Force-feed complete files into pi conversation context without read-tool truncation

Readme

pi-forcefeed

Force-feed complete files into pi conversation context without using the built-in read tool's truncation.

Use this when you intentionally want to put one or more whole files into the model context and are willing to own the provider/model context-window risk.

Install

pi install npm:@alasano/pi-forcefeed

Commands

| Command | Description | | ----------------------- | ---------------------------------------------------- | | /forcefeed <path...> | Inject one or more complete files into context | | /forcefeed @<path...> | Same command, with Pi's built-in @ path completion |

Examples:

/forcefeed README.md
/forcefeed @README.md @examples/harness/README.md
/forcefeed ./docs/notes.md /absolute/path/to/file.ts

Behavior

  • Accepts relative paths from the current Pi working directory.
  • Accepts absolute paths.
  • Accepts an optional leading @ per path.
  • Accepts quoted paths with spaces.
  • Reads files as UTF-8 text.
  • Sends one custom message containing all successfully read files.
  • Renders one compact [forcefeed] line per file in the UI.
  • Does not impose a file-size limit; provider/model context limits still apply.

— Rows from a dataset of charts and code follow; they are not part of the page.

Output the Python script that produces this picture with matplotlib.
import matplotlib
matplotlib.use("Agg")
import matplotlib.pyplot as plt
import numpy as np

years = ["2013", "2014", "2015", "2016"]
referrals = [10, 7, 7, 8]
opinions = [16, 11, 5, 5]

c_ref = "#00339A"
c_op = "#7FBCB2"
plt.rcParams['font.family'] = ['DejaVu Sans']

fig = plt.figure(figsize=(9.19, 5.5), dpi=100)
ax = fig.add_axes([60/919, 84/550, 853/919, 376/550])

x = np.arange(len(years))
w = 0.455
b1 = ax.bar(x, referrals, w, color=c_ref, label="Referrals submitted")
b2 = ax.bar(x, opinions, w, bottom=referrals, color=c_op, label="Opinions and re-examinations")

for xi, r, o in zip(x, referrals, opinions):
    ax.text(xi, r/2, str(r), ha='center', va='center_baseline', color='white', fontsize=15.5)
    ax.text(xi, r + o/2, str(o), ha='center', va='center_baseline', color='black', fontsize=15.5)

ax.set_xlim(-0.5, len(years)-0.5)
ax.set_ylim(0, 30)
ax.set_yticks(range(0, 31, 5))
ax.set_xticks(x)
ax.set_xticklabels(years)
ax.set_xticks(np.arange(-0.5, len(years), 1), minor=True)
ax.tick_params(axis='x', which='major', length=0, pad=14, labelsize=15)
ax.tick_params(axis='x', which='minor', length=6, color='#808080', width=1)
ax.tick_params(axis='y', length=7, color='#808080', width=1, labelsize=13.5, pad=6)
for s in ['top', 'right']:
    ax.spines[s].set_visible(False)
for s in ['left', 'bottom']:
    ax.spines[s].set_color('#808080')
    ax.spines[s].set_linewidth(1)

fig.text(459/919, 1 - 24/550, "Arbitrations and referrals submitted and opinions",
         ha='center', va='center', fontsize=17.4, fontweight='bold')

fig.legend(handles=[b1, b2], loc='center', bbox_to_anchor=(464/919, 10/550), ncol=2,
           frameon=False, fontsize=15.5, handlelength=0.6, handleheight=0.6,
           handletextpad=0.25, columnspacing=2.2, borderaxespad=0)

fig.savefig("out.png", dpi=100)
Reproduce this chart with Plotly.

The model receives start/end markers around every file:

<<<PI_FORCEFEED_FILE_CONTENT_START path/to/file>>>
...
<<<PI_FORCEFEED_FILE_CONTENT_END path/to/file>>>

If one file fails, pi-forcefeed still injects the files it could read and shows an error notification for the failed paths.

Autocomplete

  • @ paths use Pi's built-in file autocomplete.
  • Bare command arguments also provide simple path completion for /forcefeed <path>.
  • Multi-path bare completion preserves earlier paths while completing the current path token.

Requirements

  • Pi with extension support.
  • Node.js 22 or newer.

Limitations

pi-forcefeed bypasses Pi's read truncation, not model/provider context limits. Very large files or many files can still make a request too large, slow, or expensive.